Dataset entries
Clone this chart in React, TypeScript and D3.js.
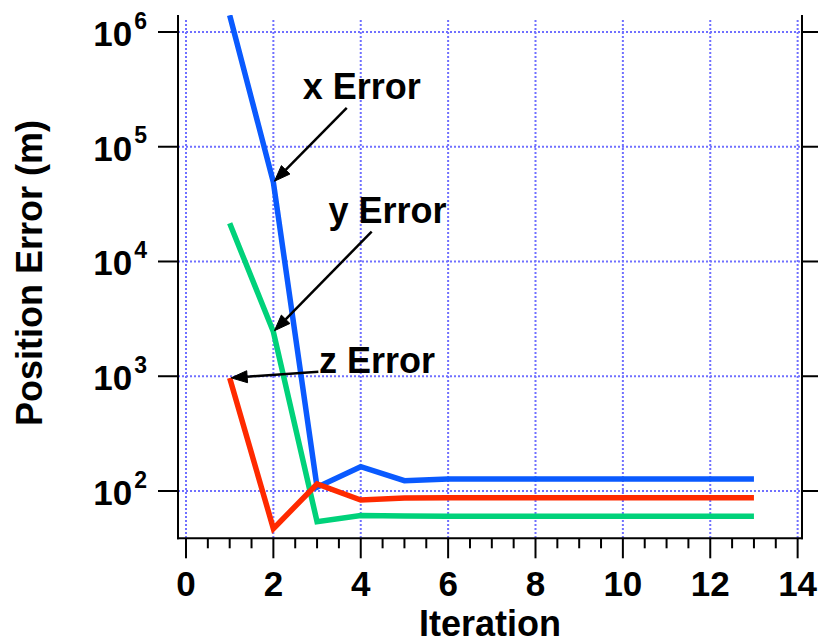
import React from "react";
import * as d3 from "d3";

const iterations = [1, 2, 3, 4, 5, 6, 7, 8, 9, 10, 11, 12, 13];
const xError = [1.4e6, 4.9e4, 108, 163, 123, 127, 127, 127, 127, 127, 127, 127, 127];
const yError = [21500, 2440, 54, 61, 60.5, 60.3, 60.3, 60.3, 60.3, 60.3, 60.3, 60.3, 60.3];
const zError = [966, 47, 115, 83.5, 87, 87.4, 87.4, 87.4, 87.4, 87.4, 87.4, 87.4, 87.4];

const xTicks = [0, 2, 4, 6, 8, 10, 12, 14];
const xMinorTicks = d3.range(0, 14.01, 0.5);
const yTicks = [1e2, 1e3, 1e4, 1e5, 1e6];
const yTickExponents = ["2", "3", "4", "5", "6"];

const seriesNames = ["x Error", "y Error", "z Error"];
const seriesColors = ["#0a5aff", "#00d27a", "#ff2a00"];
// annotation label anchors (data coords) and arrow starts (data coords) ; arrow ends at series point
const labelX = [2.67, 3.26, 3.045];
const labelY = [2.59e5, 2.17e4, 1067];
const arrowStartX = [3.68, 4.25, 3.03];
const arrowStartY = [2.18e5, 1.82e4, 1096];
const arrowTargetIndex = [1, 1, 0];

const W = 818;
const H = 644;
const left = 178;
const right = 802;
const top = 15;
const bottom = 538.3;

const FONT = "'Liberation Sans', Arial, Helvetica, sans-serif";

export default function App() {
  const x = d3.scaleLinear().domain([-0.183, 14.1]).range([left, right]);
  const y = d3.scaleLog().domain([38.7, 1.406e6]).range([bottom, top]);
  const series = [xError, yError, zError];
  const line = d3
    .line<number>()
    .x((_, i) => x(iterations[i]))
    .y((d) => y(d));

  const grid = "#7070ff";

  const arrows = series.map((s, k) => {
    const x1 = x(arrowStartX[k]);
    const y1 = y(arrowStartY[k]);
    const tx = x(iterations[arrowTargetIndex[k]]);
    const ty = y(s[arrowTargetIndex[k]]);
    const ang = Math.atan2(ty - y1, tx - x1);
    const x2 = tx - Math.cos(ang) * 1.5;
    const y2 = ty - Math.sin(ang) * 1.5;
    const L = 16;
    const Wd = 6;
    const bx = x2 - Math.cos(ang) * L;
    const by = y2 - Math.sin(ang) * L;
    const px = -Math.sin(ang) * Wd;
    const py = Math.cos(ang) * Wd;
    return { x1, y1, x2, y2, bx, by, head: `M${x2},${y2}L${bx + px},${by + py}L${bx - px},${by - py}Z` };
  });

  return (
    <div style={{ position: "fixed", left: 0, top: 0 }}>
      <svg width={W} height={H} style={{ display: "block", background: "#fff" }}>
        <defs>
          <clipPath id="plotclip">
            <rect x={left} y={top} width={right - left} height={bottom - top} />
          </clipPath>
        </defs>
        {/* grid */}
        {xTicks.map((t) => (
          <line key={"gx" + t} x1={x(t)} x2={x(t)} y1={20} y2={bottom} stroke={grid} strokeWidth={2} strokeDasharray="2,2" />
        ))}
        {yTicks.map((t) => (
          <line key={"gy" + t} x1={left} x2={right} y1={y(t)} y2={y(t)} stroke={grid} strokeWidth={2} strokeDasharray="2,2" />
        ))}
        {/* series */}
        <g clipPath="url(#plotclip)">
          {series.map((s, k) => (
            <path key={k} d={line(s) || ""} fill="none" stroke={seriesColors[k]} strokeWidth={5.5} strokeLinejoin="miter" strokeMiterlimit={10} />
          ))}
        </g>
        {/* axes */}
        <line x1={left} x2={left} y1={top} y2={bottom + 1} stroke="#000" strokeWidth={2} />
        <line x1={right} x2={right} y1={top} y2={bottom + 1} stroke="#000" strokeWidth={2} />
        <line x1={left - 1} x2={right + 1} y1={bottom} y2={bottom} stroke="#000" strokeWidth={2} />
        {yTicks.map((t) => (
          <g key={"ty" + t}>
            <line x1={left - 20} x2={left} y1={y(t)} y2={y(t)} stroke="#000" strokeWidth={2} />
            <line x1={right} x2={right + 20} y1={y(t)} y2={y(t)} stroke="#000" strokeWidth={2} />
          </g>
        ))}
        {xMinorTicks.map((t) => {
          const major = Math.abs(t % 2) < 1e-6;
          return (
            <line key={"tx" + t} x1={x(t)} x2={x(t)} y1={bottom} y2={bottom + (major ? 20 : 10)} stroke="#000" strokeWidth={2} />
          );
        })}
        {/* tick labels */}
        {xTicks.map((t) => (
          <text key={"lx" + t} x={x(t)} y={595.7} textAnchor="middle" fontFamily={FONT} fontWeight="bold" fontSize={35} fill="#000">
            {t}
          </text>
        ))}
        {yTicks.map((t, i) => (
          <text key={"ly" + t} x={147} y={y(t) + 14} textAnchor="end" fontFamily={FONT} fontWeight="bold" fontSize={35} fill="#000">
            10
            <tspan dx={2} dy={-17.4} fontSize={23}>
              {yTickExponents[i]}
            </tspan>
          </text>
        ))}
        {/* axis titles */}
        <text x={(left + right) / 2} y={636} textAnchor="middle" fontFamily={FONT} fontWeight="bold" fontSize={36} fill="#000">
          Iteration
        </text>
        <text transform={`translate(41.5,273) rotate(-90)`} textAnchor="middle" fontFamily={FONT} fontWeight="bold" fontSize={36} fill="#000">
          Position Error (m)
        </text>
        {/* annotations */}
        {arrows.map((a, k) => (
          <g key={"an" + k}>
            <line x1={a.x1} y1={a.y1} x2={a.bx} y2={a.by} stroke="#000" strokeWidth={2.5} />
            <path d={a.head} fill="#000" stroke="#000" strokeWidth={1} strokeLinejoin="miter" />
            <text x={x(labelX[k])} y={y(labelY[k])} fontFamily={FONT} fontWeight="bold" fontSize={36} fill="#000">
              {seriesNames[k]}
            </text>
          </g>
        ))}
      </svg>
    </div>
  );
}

==

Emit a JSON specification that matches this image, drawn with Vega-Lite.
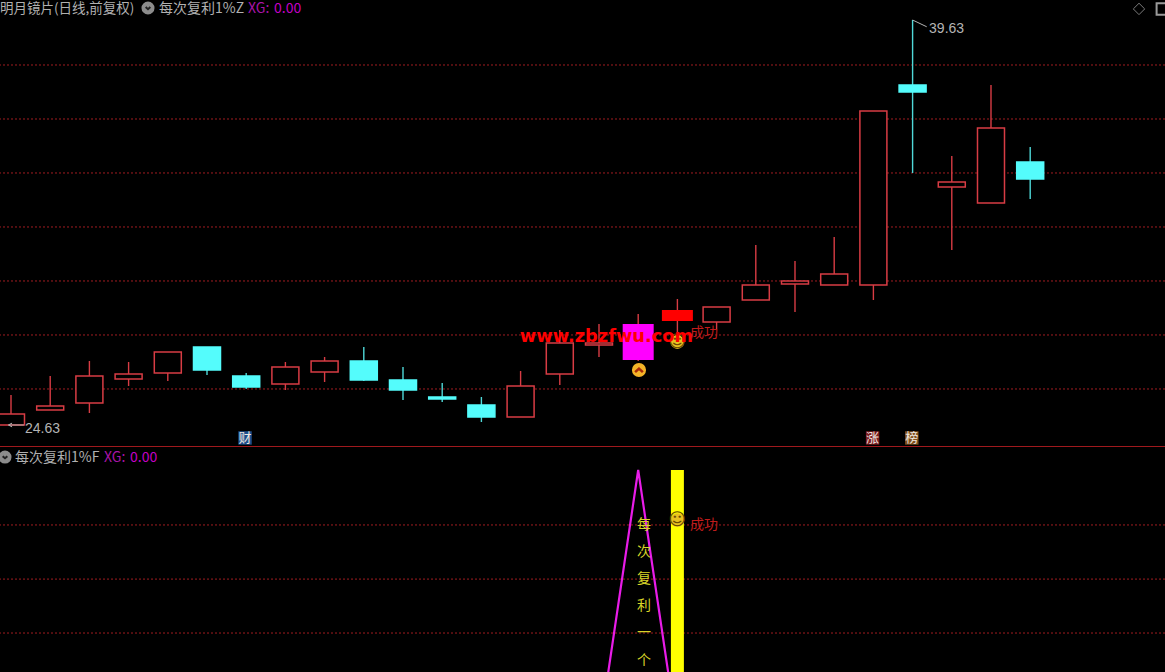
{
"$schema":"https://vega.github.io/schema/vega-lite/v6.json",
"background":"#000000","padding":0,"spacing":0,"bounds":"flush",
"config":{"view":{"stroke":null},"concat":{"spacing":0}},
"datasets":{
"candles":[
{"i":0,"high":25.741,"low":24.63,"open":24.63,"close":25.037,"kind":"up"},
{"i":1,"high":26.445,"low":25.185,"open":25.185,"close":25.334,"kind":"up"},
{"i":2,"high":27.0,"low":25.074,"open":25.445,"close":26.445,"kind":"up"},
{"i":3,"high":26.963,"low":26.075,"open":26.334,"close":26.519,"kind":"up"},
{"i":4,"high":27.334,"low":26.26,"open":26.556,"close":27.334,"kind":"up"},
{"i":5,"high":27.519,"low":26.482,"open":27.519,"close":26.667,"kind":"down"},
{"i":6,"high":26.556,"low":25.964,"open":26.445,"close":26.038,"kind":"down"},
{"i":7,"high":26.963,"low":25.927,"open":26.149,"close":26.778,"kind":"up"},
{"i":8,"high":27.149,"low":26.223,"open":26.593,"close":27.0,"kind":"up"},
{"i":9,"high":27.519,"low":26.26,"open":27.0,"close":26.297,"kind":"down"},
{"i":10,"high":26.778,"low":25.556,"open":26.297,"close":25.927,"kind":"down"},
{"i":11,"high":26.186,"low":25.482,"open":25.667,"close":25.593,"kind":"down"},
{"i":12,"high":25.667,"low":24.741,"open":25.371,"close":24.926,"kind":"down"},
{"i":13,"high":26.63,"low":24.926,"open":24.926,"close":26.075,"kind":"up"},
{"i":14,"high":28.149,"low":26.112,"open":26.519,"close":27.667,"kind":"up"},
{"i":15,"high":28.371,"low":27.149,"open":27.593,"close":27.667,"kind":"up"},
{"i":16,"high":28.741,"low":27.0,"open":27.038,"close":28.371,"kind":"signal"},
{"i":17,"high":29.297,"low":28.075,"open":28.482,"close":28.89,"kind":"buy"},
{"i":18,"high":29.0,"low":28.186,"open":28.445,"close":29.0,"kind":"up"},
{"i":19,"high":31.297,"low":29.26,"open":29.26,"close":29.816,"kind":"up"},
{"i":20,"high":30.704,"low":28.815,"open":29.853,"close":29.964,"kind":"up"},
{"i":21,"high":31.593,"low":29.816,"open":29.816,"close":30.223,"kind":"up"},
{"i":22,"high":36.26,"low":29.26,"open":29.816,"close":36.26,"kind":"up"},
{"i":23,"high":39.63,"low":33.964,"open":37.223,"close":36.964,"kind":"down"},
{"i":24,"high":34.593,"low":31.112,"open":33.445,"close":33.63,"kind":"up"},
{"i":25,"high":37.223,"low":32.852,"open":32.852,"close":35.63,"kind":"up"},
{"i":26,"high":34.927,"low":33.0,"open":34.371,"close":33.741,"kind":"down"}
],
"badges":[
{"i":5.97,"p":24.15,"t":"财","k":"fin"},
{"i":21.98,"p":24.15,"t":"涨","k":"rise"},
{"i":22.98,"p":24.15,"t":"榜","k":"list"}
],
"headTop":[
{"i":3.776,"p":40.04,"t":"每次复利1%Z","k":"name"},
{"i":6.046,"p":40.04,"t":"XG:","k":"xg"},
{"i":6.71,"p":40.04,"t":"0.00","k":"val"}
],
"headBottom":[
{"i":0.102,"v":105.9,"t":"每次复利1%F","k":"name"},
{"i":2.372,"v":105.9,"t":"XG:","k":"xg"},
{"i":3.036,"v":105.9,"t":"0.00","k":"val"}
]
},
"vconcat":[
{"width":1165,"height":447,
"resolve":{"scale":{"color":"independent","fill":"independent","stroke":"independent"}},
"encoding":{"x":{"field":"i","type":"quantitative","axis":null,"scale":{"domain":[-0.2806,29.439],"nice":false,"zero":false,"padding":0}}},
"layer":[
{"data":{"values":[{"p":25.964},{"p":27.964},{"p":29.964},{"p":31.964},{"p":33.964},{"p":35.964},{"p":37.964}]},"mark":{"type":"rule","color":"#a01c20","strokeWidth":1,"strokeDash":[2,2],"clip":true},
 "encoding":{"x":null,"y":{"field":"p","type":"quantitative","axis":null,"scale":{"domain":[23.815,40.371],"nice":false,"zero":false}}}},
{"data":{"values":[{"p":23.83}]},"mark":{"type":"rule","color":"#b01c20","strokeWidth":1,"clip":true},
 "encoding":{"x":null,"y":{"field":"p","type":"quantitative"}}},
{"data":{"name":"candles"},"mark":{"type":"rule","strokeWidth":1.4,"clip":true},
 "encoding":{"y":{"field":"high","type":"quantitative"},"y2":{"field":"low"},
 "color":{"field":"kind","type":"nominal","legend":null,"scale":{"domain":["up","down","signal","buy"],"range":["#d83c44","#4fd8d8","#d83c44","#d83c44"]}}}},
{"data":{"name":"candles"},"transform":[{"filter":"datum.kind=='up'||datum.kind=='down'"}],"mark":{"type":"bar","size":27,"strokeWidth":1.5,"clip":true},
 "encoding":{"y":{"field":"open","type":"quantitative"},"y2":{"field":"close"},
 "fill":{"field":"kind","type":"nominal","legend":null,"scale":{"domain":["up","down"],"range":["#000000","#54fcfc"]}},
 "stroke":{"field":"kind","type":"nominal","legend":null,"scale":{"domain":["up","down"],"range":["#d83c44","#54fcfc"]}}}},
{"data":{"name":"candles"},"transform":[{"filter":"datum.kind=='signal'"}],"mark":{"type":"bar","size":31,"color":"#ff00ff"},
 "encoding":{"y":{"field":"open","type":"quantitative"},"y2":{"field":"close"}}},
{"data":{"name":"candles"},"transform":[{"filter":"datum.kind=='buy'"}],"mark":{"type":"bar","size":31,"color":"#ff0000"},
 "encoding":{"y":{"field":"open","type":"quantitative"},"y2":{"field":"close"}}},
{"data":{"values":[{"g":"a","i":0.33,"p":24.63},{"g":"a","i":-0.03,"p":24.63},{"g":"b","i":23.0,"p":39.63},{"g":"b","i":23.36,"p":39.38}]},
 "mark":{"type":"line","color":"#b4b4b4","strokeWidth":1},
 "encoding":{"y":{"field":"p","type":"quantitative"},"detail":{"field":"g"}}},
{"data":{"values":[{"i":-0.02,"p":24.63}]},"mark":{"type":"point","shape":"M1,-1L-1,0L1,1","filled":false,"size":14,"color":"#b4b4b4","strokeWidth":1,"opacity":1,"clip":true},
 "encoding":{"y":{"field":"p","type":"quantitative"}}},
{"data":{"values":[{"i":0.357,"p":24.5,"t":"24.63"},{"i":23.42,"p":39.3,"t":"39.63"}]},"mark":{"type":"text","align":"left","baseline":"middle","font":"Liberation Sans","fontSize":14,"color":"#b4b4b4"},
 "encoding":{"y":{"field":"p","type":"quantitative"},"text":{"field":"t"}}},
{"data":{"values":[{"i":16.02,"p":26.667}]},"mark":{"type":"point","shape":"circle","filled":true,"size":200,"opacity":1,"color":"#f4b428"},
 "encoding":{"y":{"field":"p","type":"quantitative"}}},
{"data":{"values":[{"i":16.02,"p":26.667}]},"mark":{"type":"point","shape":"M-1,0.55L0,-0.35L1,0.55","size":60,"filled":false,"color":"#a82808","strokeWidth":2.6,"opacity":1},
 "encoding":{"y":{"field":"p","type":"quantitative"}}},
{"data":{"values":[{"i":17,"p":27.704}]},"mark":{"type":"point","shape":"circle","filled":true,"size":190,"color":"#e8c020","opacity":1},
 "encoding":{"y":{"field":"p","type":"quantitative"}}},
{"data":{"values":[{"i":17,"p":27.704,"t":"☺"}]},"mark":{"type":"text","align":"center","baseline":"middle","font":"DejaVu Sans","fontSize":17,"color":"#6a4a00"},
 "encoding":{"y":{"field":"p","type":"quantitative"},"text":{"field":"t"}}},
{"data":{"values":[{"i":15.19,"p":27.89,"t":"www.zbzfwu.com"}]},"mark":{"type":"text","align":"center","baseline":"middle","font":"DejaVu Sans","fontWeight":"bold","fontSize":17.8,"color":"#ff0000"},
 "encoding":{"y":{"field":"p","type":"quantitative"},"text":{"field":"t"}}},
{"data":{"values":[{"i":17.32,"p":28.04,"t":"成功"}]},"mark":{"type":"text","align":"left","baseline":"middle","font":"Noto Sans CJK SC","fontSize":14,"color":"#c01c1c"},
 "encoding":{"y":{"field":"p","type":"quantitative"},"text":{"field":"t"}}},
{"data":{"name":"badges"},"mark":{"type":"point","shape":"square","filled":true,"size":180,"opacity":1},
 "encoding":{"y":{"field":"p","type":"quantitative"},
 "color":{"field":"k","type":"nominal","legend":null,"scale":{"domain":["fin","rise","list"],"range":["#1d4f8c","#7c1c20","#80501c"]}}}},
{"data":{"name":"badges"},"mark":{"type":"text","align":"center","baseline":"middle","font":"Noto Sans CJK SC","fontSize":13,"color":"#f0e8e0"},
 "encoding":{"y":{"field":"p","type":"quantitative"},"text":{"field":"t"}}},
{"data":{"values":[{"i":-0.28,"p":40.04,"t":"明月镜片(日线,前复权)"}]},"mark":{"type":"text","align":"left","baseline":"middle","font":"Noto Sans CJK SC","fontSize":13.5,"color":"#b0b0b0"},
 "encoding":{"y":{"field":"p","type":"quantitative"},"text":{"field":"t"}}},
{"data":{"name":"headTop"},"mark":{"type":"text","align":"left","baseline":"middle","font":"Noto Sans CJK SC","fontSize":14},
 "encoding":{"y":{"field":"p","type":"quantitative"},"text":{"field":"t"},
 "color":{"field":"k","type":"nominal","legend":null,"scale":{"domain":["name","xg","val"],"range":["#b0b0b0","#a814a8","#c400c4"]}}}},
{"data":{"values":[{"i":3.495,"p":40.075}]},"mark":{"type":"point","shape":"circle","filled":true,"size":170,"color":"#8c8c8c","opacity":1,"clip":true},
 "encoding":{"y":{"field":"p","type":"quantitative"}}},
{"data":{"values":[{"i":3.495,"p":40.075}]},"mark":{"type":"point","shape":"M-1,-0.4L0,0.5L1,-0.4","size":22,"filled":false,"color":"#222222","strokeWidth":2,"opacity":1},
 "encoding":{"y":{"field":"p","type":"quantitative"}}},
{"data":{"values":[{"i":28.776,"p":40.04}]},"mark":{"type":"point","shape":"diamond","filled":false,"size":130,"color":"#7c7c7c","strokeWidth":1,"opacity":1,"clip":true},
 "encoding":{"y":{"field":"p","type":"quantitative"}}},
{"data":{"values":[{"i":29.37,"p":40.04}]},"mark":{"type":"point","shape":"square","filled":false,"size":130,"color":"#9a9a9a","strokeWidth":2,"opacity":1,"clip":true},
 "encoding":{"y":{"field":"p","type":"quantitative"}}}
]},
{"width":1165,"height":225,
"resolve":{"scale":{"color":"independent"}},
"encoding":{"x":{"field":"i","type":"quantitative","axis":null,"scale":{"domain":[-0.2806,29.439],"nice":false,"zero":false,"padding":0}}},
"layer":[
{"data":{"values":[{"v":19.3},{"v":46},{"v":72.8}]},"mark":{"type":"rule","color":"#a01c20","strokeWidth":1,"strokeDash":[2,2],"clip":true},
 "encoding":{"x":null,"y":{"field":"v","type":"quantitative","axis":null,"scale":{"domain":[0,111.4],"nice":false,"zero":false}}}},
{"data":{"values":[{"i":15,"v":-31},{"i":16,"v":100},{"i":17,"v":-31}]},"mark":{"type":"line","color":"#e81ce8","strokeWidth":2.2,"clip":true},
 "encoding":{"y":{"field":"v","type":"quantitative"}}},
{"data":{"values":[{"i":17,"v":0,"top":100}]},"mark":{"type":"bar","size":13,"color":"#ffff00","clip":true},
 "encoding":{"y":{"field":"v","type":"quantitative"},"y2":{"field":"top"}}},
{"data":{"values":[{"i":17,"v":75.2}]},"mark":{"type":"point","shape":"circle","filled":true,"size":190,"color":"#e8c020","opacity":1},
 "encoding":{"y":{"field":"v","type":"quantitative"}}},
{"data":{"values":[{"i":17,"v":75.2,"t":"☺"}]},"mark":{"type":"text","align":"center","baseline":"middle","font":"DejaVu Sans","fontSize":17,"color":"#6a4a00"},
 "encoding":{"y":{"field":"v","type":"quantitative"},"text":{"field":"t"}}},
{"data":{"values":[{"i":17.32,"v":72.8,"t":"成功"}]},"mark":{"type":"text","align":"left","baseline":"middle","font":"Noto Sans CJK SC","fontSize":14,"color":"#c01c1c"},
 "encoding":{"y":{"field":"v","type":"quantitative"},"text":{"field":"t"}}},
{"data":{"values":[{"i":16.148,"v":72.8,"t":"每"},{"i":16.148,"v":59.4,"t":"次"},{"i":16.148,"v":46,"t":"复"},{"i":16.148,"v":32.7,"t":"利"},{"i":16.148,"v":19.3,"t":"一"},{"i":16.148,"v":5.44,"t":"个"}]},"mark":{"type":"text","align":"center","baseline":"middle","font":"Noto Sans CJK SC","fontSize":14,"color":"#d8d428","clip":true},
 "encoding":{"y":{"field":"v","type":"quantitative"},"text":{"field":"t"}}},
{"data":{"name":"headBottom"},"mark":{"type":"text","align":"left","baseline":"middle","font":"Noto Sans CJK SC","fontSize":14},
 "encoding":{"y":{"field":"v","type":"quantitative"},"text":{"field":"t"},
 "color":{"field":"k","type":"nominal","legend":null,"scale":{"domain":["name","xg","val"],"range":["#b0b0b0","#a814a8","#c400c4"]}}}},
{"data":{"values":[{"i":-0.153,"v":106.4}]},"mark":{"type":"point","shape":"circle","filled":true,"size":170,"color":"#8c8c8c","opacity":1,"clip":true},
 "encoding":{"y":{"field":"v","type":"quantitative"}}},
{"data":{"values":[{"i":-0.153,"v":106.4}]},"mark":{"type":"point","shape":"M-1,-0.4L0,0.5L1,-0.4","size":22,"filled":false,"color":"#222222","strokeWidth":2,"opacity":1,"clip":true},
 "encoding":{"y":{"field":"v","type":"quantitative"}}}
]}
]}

• Exercise prompt
Nothing but the lines from the one with "Clone this chart" through the one with "87.4, 87.4, 87.4];" is to be copied, exactly and ends included. Leave pictures out.

• Exercise answer
Clone this chart in React, TypeScript and D3.js.
import React from "react";
import * as d3 from "d3";

const iterations = [1, 2, 3, 4, 5, 6, 7, 8, 9, 10, 11, 12, 13];
const xError = [1.4e6, 4.9e4, 108, 163, 123, 127, 127, 127, 127, 127, 127, 127, 127];
const yError = [21500, 2440, 54, 61, 60.5, 60.3, 60.3, 60.3, 60.3, 60.3, 60.3, 60.3, 60.3];
const zError = [966, 47, 115, 83.5, 87, 87.4, 87.4, 87.4, 87.4, 87.4, 87.4, 87.4, 87.4];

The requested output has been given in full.